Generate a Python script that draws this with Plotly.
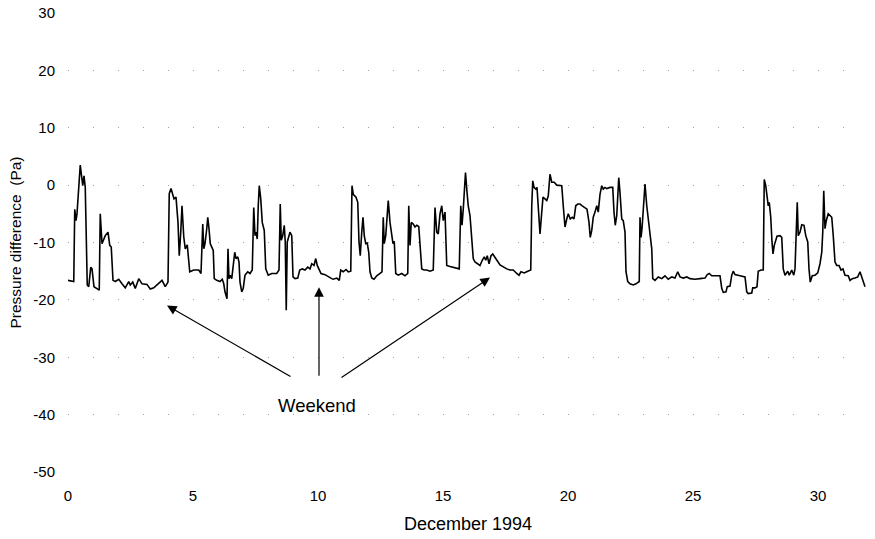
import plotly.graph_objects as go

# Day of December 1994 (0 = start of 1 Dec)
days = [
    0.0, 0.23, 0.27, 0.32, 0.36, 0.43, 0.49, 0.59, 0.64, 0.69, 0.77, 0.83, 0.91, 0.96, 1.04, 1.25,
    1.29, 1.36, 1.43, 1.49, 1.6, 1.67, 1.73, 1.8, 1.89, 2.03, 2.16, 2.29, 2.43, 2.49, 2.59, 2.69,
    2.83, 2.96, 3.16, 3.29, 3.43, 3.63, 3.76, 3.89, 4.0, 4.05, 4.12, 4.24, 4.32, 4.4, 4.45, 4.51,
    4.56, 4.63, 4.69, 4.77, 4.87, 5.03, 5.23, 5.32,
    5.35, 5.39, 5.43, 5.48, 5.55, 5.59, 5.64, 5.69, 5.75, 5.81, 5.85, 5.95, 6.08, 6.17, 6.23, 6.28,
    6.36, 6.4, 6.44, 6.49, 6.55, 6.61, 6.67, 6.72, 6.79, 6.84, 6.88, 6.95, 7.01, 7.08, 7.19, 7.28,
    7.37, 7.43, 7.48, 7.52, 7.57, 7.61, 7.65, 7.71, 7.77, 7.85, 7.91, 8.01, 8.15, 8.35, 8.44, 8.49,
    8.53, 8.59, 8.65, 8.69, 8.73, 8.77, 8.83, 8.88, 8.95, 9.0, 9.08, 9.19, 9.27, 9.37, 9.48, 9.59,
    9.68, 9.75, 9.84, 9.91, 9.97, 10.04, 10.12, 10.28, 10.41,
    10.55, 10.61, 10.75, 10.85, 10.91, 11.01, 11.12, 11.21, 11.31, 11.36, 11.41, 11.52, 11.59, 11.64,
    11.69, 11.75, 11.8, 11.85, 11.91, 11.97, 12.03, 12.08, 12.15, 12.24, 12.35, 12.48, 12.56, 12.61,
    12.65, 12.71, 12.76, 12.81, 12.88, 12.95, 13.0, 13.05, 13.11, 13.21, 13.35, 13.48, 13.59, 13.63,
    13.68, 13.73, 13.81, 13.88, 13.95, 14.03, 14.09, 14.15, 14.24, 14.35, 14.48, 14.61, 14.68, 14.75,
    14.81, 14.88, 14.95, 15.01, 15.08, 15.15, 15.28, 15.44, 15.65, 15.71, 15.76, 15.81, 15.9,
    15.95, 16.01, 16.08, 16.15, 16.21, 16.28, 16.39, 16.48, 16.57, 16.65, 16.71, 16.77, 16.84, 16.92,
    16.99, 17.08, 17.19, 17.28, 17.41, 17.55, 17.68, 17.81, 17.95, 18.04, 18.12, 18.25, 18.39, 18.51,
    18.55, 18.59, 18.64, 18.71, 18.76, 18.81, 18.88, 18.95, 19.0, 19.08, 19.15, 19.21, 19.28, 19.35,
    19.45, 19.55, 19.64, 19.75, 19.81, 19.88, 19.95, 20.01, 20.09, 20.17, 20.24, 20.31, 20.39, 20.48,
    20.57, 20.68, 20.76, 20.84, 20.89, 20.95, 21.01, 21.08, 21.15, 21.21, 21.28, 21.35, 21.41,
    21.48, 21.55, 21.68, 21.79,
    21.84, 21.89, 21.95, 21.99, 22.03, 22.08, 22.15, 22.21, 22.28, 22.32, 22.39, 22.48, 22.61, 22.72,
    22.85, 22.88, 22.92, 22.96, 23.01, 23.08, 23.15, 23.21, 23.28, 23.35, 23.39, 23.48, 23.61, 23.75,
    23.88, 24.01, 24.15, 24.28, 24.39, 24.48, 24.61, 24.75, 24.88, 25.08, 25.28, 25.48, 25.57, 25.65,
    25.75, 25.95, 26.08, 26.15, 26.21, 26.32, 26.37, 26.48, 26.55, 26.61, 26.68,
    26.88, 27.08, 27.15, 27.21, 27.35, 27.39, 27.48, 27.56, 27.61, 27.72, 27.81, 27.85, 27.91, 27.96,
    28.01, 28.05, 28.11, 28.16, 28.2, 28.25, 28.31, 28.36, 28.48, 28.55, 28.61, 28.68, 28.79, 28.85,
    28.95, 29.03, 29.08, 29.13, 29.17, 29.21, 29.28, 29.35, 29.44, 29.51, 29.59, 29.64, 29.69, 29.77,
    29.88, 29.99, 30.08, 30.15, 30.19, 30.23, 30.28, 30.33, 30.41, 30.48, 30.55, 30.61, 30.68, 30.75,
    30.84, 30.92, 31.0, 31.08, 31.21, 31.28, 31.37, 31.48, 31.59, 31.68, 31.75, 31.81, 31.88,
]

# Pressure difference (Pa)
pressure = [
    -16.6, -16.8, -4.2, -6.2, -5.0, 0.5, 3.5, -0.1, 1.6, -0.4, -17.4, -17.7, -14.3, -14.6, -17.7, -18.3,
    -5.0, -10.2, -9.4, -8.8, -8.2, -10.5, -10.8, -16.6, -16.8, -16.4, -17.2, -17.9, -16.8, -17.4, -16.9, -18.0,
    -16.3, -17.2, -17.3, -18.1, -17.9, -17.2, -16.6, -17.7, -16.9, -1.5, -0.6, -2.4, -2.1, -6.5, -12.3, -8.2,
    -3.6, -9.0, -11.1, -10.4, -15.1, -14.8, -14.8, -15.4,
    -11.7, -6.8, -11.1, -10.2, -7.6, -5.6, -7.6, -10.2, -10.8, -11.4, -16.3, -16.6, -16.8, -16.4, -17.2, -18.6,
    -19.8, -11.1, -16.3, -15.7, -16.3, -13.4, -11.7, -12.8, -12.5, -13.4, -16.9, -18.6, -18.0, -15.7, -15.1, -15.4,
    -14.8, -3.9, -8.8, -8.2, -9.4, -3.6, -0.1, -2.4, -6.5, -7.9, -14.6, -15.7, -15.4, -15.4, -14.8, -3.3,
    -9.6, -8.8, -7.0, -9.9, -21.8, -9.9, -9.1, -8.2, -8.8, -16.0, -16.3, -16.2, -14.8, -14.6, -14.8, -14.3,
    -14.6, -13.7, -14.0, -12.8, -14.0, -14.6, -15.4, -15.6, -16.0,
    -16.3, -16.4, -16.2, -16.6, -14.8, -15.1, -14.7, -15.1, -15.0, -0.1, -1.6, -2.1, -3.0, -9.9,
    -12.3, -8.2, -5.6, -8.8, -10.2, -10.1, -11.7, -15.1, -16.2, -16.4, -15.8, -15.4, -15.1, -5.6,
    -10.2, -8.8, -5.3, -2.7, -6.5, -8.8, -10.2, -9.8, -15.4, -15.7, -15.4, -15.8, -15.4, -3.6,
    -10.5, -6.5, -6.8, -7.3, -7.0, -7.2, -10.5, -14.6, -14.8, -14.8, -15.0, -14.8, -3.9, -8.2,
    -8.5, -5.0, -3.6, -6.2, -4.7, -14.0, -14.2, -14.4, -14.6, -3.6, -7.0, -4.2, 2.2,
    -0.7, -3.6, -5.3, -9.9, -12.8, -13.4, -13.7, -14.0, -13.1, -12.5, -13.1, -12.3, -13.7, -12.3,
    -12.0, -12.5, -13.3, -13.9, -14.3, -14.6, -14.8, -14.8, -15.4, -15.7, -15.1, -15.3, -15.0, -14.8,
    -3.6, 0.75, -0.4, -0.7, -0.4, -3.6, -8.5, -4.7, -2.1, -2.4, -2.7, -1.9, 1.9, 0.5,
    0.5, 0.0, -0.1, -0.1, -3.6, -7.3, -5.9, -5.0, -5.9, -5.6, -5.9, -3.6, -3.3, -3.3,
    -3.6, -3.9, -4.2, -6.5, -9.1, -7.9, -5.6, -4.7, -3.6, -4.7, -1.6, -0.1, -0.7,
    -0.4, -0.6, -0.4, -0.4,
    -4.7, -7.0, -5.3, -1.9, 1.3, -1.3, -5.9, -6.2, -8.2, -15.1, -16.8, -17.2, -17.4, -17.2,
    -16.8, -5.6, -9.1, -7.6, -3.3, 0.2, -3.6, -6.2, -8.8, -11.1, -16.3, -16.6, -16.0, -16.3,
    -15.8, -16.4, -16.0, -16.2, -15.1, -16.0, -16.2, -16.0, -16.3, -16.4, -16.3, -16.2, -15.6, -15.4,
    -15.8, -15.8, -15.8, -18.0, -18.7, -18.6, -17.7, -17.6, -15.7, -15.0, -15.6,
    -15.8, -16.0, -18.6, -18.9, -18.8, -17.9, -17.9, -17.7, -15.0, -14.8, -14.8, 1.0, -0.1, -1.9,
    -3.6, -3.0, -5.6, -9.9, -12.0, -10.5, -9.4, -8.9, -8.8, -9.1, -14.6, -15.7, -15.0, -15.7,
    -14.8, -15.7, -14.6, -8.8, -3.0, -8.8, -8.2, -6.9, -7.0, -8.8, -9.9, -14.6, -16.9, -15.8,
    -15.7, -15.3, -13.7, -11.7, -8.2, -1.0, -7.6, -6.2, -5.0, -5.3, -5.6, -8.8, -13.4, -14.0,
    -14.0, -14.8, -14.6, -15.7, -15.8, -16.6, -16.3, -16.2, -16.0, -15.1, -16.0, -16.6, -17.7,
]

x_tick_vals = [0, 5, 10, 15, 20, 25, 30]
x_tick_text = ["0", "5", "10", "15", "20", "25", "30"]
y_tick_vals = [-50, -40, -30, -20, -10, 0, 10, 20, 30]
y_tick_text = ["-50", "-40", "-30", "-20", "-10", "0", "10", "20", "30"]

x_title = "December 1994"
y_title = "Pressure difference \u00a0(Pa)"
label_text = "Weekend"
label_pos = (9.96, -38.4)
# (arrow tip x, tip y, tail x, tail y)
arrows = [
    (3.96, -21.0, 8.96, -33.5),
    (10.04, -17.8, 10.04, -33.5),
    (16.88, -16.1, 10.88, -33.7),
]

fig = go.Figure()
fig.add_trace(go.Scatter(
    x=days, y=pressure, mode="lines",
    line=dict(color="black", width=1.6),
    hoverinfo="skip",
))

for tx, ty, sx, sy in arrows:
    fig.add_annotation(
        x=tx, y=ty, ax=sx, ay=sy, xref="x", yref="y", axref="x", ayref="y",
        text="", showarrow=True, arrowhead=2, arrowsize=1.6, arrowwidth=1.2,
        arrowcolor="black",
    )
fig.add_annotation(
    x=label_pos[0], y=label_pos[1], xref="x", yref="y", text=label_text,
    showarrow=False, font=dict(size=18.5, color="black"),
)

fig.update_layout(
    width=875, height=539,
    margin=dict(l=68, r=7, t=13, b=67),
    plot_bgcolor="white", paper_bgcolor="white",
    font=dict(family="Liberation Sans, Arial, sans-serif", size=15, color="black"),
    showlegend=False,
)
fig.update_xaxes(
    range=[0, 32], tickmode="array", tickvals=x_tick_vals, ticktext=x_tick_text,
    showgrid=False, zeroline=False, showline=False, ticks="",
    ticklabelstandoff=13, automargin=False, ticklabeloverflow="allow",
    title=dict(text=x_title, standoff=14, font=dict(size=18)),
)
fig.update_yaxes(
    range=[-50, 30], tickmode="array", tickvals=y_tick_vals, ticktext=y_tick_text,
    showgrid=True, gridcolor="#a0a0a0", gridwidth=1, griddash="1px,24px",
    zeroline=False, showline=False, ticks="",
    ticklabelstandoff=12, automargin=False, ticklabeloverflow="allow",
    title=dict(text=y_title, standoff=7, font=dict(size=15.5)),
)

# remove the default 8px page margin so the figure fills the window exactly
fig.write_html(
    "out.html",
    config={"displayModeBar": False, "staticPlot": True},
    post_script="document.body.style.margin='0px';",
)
□ □ □
Given task: Write down every line from the opening of the listing to the line with "import plotly.graph_objects as go", both included, and nothing else; the pictures are omitted.

Answer to the exercise:
Generate a Python script that draws this with Plotly.
import plotly.graph_objects as go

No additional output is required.